I write long. Very long.
I've already talked about how I'm apparently not suited for writing short stories (because they become novellas), but you can also just look at the email you're reading right now. I thought it'd be short. Ha ha ha. Short? You're hilarious, Johnny.
Anyway, I thought you should know that if you're to be a reader of mine: I'm going to do me, no matter what.
I don't take requests. I don't do what I'm told I should probably do. Instead, I just "do Johnny." Ever since my first encounter with Bob Schneider, I've leaned into "doing Johnny" more and more.
So if you made it this far in this stupidly long message, thanks for being here, and thanks for hanging in with all the weird ways I do things. Because, you know ... if you don't like some aspect of what I'm doing, it's not going to change, and you should probably leave now.

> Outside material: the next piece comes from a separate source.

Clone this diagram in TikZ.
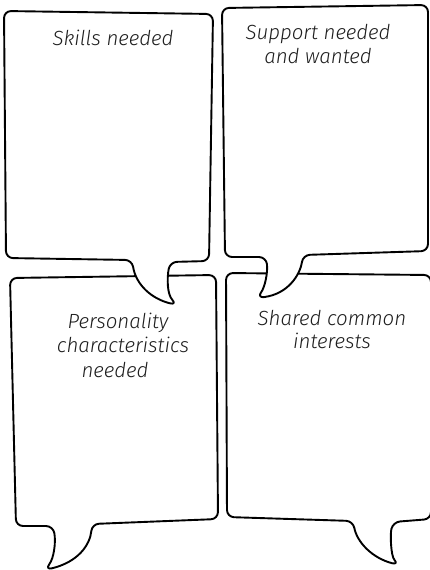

Seriously. If any of what I do bugs you, scroll down and unsubscribe.
But if you're still here, I'm so glad to have you with me here in the Truantverse.
-Johnny
If you enjoy (or think you might enjoy) my fiction books and would like more author-related thought bombs like the one just read, be sure to join my reader email list here.
You can't please everyone, might as well please yourself. Readers that like your work, like it because it's you, not some formatted outline.
Love this post as a member of that small Venn diagram overlap "watch list." This is the reason I've followed your work through the different stages over that last 10+ years. Unapologetic authentically being yourself. That's your personal monopoly - being you.
With age, I've embraced and leaned into being the square peg in many settings. I used to wonder why some people lose their filters as they get older. Now I know it's being more comfortable with ourselves and giving less f**ks about what people think of us.